[Please note: ACIM passages quoted in this article reference the Foundation for Inner Peace (FIP) Edition.]

I really enjoyed teaching our Text Reading Program class last evening here at Course Oasis. We finished the last sections in Chapter 29 and started into Chapter 30. Our discussion was lively, and I had an insight that had me marvelling at how clever the ego is.

We started the evening off with Section VIII, “The Anti-Christ” with its teachings on idols, the forms that the anti-Christ takes in the world––and in our lives. This is the section with the great questions and answers, “What is an idol”? Nothing!…Where is an idol? Nowhere!” That sure puts idols in their place.

It was the comments in paragraphs 8 and 9 that really got to me. In these paragraphs, Jesus talk about “more”:

What purpose has an idol, then? What is it for? … The world believes in idols. No one comes unless he worshipped them, and still attempts to seek for one that yet might offer him a gift reality does not contain. Each worshipper of idols harbors hope his special deities will give him more than other men possess. It must be more. It does not really matter more of what; more beauty, more intelligence, more wealth, or even more affliction and more pain. But more of something is an idol for. And when one fails another takes its place, with hope of finding more of something else. Be not deceived by forms the something takes. An idol is a means for getting more. And it is this that is against Gods Will. (8:1-2,4-12)

He then goes on to say,

God has not many sons, but only one. Who can have more, and who be given less? … For more than Heaven can you never have. If Heaven is within, why would you seek for idols that would make of Heaven less, to give you more than God bestowed upon your brother and on you, as one with Him? God gave you all there is. No idol can establish you as more than God. But you will never be content with being less. (9:1-2,5-7,10-11)

As I read these comments, they reminded me of what Jesus says about “something else.” In relation to things, he says, for instance:

   If you will keep in mind what the Holy Spirit offers you, you cannot be vigilant for anything but God and His Kingdom. The only reason you may find this hard to accept is because you may still think there is something else. (T-7.VI.7:1-2)

 He also talks about us as seeing ourselves as something else:

The “something else” you thought was you is an illusion. (T-22.I.10:4)

And in Lesson 97 (“I am spirit”), he urges us to use the words of the lesson title as a response to temptation:

Use them against temptation, and escape its sorry consequences if you yield to the belief that you are something else. (8:4)

Putting these two concepts of “more” and “something else” together, I had the thought that when I seek for something else or for more, I am not only seeking something else or more, but I am also seeking to be something else or something more. (Often they are the same thing!) Jesus tells us that having and being are the same, so having something else or more “convinces” me that I am something else or more. That’s the purpose of the “something else” and the “more.” Furthermore, I seek for something else or more because I want to be something else or more! How crazy! When I’ve been given everything by God and have been created as everything (to follow the having and being reasoning), it is totally insane to want to be something else or more.

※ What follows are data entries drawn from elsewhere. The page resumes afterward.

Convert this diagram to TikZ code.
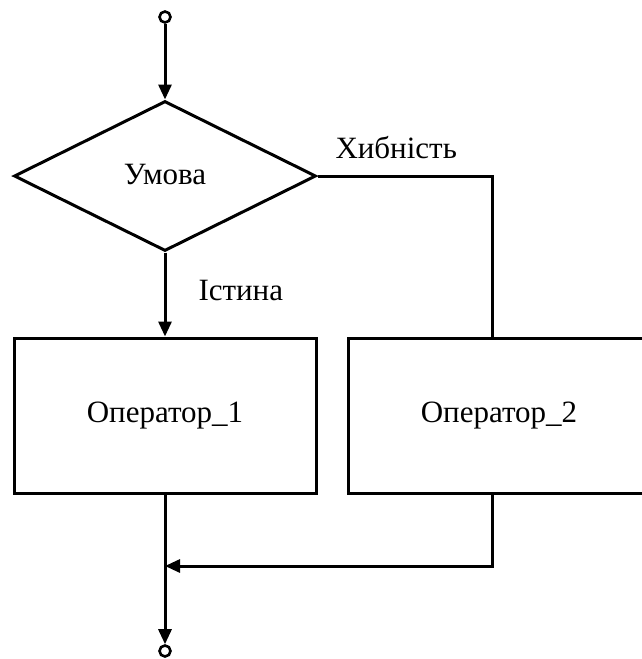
\documentclass[tikz,border=0pt]{standalone}
\usepackage{fontspec}
\setmainfont{Liberation Serif}
\usetikzlibrary{shapes.geometric,arrows.meta,calc}
\begin{document}
\begin{tikzpicture}[x=1pt,y=-1pt,
  line width=3pt,
  every node/.style={font=\fontsize{31}{35}\selectfont},
  arr/.style={-{Triangle[length=15pt,width=13pt]}},
  term/.style={circle,draw,line width=2.6pt,minimum size=11pt,inner sep=0pt},
  cond/.style={diamond,draw,minimum width=302pt,minimum height=150pt,inner sep=0pt},
  proc/.style={rectangle,draw,minimum width=302pt,minimum height=155pt,inner sep=0pt},
  lbl/.style={inner sep=0pt,anchor=base west}]
\useasboundingbox (0,0) rectangle (641,659);
\node[term] (start) at (165,17) {};
\node[cond] (c) at (165,176) {\raisebox{3pt}{Умова}};
\node[proc] (op1) at (165,415.5) {Оператор\_1};
\node[proc] (op2) at (499,415.5) {Оператор\_2};
\node[term] (end) at (165,651) {};
\coordinate (b2t) at (492,338);
\coordinate (b2b) at (492,493);
\coordinate (j) at (165,566);
\draw[arr] (start) -- (c.north);
\draw[arr] (c.south) -- (op1.north);
\draw (c.east) -| (b2t);
\draw[arr] (op1.south) -- (end);
\draw[arr] (b2b) |- (j);
\node[lbl] (f) at (334,158) {Хибність};
\node[lbl] (t) at (197,300) {Істина};
\end{tikzpicture}
\end{document}
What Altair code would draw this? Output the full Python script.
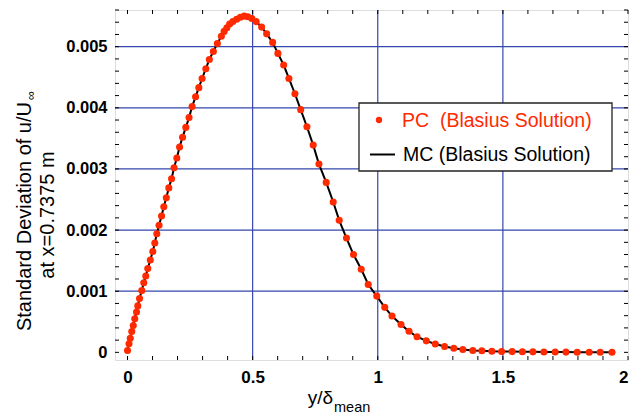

Looking for things in the world to content us is a clever ploy on the ego’s part. Of course, that’s been its plan all along: to get us to believe that we are not the holy Sons of God given all His gifts equally with one another. How easily we can fall for it! However, we can take heart from these words from the end of paragraph 9 quoted above:

No idol can establish you as more than God. But you will never be content with being less.